THE PROBLEM: Copy everything in the data below exactly except the pictures.
○ ○ ○
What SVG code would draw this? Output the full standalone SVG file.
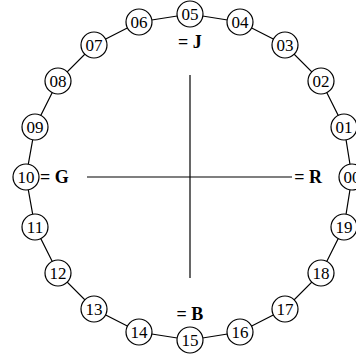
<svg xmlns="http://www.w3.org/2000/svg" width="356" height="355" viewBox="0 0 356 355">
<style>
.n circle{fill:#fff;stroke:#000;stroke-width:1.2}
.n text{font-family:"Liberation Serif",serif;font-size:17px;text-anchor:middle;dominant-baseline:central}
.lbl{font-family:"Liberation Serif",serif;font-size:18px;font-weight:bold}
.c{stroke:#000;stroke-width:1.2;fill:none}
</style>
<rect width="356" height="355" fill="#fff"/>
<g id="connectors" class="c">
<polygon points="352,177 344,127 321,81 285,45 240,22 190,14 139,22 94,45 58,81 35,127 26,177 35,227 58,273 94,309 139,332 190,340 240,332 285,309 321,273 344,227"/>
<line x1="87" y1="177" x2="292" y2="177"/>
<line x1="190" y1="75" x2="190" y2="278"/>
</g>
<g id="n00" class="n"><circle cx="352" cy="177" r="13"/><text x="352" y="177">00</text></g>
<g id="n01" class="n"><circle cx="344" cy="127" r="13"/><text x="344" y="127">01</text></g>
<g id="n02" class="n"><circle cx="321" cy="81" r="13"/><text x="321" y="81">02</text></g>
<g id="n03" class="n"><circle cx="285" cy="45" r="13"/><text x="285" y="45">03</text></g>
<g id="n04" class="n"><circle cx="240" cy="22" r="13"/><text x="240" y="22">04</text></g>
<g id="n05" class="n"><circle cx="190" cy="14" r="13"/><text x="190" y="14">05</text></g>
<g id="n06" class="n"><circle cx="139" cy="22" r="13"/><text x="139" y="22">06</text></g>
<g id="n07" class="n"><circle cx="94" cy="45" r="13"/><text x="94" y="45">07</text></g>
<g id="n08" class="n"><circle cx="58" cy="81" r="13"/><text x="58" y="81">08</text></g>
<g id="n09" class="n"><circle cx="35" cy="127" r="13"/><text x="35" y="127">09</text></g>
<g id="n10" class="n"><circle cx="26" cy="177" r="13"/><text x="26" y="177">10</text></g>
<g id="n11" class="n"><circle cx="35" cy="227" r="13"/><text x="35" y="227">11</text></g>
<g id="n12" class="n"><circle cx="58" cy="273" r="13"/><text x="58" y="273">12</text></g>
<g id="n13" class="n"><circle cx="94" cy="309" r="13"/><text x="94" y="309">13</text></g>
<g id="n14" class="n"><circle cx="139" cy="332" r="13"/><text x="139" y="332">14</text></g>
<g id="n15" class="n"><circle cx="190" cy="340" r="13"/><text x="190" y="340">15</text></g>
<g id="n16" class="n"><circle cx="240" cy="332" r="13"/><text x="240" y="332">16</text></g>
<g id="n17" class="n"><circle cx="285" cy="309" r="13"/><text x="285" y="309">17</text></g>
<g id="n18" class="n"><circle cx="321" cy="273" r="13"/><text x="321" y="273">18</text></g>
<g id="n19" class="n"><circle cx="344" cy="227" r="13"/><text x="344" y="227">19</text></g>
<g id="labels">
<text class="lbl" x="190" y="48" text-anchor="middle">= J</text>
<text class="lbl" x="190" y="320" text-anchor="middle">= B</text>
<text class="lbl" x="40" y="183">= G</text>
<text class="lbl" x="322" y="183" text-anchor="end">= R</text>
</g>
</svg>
○ ○ ○
EXERCISE RESULT:
What SVG code would draw this? Output the full standalone SVG file.
<svg xmlns="http://www.w3.org/2000/svg" width="356" height="355" viewBox="0 0 356 355">
<style>
.n circle{fill:#fff;stroke:#000;stroke-width:1.2}
.n text{font-family:"Liberation Serif",serif;font-size:17px;text-anchor:middle;dominant-baseline:central}
.lbl{font-family:"Liberation Serif",serif;font-size:18px;font-weight:bold}
.c{stroke:#000;stroke-width:1.2;fill:none}
</style>
<rect width="356" height="355" fill="#fff"/>
<g id="connectors" class="c">
<polygon points="352,177 344,127 321,81 285,45 240,22 190,14 139,22 94,45 58,81 35,127 26,177 35,227 58,273 94,309 139,332 190,340 240,332 285,309 321,273 344,227"/>
<line x1="87" y1="177" x2="292" y2="177"/>
<line x1="190" y1="75" x2="190" y2="278"/>
</g>
<g id="n00" class="n"><circle cx="352" cy="177" r="13"/><text x="352" y="177">00</text></g>
<g id="n01" class="n"><circle cx="344" cy="127" r="13"/><text x="344" y="127">01</text></g>
<g id="n02" class="n"><circle cx="321" cy="81" r="13"/><text x="321" y="81">02</text></g>
<g id="n03" class="n"><circle cx="285" cy="45" r="13"/><text x="285" y="45">03</text></g>
<g id="n04" class="n"><circle cx="240" cy="22" r="13"/><text x="240" y="22">04</text></g>
<g id="n05" class="n"><circle cx="190" cy="14" r="13"/><text x="190" y="14">05</text></g>
<g id="n06" class="n"><circle cx="139" cy="22" r="13"/><text x="139" y="22">06</text></g>
<g id="n07" class="n"><circle cx="94" cy="45" r="13"/><text x="94" y="45">07</text></g>
<g id="n08" class="n"><circle cx="58" cy="81" r="13"/><text x="58" y="81">08</text></g>
<g id="n09" class="n"><circle cx="35" cy="127" r="13"/><text x="35" y="127">09</text></g>
<g id="n10" class="n"><circle cx="26" cy="177" r="13"/><text x="26" y="177">10</text></g>
<g id="n11" class="n"><circle cx="35" cy="227" r="13"/><text x="35" y="227">11</text></g>
<g id="n12" class="n"><circle cx="58" cy="273" r="13"/><text x="58" y="273">12</text></g>
<g id="n13" class="n"><circle cx="94" cy="309" r="13"/><text x="94" y="309">13</text></g>
<g id="n14" class="n"><circle cx="139" cy="332" r="13"/><text x="139" y="332">14</text></g>
<g id="n15" class="n"><circle cx="190" cy="340" r="13"/><text x="190" y="340">15</text></g>
<g id="n16" class="n"><circle cx="240" cy="332" r="13"/><text x="240" y="332">16</text></g>
<g id="n17" class="n"><circle cx="285" cy="309" r="13"/><text x="285" y="309">17</text></g>
<g id="n18" class="n"><circle cx="321" cy="273" r="13"/><text x="321" y="273">18</text></g>
<g id="n19" class="n"><circle cx="344" cy="227" r="13"/><text x="344" y="227">19</text></g>
<g id="labels">
<text class="lbl" x="190" y="48" text-anchor="middle">= J</text>
<text class="lbl" x="190" y="320" text-anchor="middle">= B</text>
<text class="lbl" x="40" y="183">= G</text>
<text class="lbl" x="322" y="183" text-anchor="end">= R</text>
</g>
</svg>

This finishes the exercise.